-- Start RAW RECORDS --

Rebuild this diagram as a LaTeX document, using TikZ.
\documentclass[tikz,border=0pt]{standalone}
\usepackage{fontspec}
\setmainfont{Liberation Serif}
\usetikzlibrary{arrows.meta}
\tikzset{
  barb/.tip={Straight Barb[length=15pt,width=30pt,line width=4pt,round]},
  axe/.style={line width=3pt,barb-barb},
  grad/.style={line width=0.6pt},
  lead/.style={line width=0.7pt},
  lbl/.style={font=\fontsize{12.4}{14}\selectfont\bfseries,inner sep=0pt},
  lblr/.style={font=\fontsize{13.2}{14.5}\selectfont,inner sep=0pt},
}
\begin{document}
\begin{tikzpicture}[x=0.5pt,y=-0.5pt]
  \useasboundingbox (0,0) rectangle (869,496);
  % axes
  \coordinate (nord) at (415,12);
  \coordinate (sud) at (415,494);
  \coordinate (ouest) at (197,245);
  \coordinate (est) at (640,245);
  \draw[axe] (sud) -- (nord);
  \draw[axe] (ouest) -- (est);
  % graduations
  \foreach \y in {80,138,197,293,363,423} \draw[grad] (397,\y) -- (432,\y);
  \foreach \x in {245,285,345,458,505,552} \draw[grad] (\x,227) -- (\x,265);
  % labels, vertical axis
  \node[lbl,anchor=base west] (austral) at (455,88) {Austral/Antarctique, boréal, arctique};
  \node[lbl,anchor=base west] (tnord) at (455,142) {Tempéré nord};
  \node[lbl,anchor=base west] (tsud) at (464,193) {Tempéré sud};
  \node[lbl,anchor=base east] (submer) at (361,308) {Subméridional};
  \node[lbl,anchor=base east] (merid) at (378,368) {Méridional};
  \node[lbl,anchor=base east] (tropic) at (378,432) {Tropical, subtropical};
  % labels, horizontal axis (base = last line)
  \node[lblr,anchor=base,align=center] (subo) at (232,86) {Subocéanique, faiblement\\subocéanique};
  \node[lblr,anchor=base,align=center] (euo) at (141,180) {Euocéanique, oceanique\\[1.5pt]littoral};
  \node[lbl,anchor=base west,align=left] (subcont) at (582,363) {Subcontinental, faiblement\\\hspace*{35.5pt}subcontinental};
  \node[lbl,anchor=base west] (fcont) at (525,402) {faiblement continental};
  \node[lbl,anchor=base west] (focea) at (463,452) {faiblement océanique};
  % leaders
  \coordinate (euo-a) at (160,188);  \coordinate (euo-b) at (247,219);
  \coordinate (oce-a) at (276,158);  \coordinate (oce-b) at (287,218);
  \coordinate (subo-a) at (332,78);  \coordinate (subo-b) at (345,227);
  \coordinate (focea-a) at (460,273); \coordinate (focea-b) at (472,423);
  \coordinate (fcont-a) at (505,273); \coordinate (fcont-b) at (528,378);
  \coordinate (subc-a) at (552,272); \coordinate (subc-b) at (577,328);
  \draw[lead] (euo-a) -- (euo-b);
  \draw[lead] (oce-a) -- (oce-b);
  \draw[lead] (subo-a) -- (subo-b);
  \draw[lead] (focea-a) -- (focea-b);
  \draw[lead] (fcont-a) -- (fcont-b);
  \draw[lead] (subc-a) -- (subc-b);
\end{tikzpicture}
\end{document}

-- End RAW RECORDS --
-- Start RAW RECORDS --

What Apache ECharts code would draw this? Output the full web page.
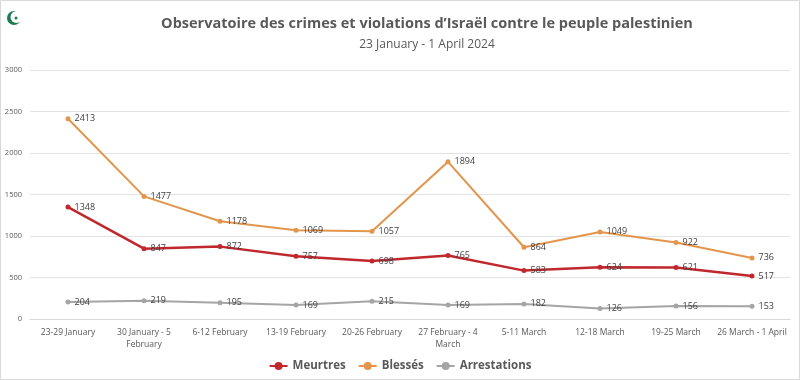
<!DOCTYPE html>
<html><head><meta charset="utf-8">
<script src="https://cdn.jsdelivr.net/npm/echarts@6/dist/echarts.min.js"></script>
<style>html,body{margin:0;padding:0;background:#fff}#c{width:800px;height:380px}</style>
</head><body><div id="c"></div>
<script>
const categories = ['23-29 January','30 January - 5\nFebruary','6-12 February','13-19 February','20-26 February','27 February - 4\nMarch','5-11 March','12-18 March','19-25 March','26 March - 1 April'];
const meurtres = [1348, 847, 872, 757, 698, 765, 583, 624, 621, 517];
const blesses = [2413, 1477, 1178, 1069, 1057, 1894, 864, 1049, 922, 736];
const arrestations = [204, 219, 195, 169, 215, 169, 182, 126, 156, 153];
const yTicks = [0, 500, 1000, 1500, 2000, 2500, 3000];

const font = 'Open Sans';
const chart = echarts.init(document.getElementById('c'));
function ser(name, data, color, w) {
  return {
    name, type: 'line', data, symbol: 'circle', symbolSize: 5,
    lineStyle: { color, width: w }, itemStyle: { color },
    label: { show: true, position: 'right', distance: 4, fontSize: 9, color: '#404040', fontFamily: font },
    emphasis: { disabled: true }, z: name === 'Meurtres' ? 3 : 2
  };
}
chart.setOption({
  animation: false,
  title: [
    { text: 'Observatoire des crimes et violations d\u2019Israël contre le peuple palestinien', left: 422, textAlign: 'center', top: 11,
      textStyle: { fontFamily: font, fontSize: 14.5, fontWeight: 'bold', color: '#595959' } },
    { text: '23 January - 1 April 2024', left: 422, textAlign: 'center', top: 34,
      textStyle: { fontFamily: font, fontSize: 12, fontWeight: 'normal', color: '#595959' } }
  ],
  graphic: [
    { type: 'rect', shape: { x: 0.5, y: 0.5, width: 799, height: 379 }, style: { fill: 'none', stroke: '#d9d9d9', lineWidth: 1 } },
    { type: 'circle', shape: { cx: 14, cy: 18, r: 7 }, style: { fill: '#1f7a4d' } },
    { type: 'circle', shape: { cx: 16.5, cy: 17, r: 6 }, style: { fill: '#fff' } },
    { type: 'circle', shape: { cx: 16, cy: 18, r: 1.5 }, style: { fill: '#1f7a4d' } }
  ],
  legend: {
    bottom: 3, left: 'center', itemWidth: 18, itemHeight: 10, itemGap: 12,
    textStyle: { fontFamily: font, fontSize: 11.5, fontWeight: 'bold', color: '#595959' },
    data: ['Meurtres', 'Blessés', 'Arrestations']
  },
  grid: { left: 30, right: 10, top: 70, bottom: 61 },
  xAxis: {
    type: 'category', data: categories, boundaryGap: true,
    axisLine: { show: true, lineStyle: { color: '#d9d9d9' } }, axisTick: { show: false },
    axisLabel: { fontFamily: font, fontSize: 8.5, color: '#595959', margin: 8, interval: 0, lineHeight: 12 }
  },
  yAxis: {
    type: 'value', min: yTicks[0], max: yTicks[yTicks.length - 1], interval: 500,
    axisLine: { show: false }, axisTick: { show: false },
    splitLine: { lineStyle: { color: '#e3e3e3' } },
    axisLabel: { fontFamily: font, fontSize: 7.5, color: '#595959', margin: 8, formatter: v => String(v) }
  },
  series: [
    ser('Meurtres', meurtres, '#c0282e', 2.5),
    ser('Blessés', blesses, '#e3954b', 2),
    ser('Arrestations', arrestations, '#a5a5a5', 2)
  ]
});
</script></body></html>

-- End RAW RECORDS --

SHORT PROBLEM> Track down the lines that include the word "this" and copy them.

TASK SOLUTION>
Rebuild this diagram as a LaTeX document, using TikZ.
What Apache ECharts code would draw this? Output the full web page.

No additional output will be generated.